The company says it does not have a firm contract for milk, but the representative is talking to dairy farmers about what their farm budget might look like if they supply the trust.
The company's chief executive Mark Fankhauser says: "We're really measuring the temperature of the region. And we're happy with the level of interest we are getting."
The company has yet to make a decision about whether it will take and process milk at Affco's Wanganui plant. When it announced it was setting up a handful of milk powder plants. it indicated one was likely to be Affco's Wanganui site. Mr Fankhauser says the Dairy Trust board is meeting soon to discuss progress in the region, and whether to go ahead with the plant.
"We've stopped short of contracting people to Dairy Trust, because we haven't yet made a firm commitment to this region."
Dairy Trust is a company and not a co- operative as is Fonterra, therefore farmers do not have to buy shares to provide milk to it. Mr Fankhauser says that, along with other commercial decisions, makes the company a valid choice for some dairy farmers.
A Manawatu farmer says the Dairy Trust is after milk suppliers, whose name the company can use to bring in others. But Mr Fankhauser says it is not going out of its way to attract such farmers, rather it is talking to many different milk producers.
"We're not specifically trying to single out movers and shakers, and of the 100 visits, some of them will happen to be influential people. But we're not targeting them - we're targeting milk." Some dairy farmers, upset by the meat company's foray into the dairy industry, say it is not interested in long-term promotion of the dairy industry, but rather taking advantage of international dairy commodity prices, which remain high.
A rural banker says he believes Dairy Trust is offering those who supply the company at least 20 cents/kg of milksolids less than Fonterra's full share price as a base price.

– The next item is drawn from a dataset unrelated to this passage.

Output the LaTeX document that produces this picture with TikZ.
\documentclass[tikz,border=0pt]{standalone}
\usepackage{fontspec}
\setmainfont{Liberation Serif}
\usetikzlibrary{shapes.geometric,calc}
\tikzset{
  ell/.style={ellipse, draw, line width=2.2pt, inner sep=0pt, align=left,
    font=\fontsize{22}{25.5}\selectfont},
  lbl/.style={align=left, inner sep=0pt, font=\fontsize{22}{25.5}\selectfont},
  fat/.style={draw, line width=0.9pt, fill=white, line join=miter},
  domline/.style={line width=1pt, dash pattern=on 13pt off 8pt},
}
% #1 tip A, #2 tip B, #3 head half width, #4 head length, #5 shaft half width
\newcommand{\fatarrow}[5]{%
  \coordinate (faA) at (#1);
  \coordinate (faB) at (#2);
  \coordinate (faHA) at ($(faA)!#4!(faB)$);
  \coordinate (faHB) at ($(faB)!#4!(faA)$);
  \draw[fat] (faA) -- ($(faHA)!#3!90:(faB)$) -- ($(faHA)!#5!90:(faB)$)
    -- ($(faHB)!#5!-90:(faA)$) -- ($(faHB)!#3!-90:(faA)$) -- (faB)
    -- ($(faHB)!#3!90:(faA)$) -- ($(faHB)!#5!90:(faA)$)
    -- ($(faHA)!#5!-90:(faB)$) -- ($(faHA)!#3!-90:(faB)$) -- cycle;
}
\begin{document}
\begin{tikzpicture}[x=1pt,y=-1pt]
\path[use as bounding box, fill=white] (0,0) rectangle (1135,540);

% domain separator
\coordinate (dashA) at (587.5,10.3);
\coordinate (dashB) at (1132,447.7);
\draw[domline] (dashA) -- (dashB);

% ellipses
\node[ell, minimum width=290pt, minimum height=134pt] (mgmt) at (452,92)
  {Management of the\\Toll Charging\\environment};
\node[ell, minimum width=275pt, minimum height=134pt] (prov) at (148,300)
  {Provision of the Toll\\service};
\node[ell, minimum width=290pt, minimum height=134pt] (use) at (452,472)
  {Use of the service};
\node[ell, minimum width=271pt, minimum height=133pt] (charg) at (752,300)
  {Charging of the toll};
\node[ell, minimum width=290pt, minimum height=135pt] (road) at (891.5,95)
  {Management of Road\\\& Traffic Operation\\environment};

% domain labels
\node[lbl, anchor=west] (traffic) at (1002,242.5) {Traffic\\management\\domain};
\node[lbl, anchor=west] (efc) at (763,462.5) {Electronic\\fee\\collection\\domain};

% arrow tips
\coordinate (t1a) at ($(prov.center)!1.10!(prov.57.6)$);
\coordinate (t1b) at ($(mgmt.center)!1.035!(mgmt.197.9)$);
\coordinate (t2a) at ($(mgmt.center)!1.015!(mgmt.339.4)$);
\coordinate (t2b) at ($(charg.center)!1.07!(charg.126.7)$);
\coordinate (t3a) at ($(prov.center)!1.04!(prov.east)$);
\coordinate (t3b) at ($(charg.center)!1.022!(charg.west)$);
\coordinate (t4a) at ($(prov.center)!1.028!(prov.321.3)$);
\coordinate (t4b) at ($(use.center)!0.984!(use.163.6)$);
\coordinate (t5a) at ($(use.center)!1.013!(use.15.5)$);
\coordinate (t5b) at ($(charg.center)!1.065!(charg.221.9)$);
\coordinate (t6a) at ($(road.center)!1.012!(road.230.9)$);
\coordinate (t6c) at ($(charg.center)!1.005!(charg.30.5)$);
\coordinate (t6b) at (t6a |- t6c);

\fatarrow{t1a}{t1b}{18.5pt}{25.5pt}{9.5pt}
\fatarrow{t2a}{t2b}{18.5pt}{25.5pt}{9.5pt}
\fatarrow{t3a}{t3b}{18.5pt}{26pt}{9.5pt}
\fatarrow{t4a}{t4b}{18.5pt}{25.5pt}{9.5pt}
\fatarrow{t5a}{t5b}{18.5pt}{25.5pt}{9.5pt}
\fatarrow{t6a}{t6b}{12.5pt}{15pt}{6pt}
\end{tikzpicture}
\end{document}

He says there also good premiums for winter and shoulder milk, as well as premium payments for milk with a low somatic cell count.
The banker says the Dairy Trust is also prepared to pay more to large-scale dairy farmers. The more cows, the more money, he said.
Mr Fankhauser says it is no secret how Dairy Trust pays farmers.
"A base price, with the additional of a bunch of premiums, based on quality, volume and shoulder milk. We are trying to motivate farmers to be bigger, and have better quality of milk through those premiums."
A Kairanga dairy farmer, who doesn't want to be named, says the family is seriously considering moving to the trust.
"To Fonterra, you are just a number.
"The Dairy Trust has a lot going for it. It doesn't owe money for a start. And its attitude of improving milk quality fits in with what we think is important," he says.
He believes trust will go ahead with the Wanganui milk powder plant.
"We're really excited. A big attraction is that a supplier is not penalised for producing more or less milk than they thought. Unlike Fonterra, there is no peak capacity charge on spring milk."
He says they have found the company to be more user-friendly and far more laid back than Fonterra.
Other farmers say they are concerned the trust will erode the co- operative nature of the dairy industry and don't want it to go the same way as the meat industry, with internal rivalries resulting in poorer market returns.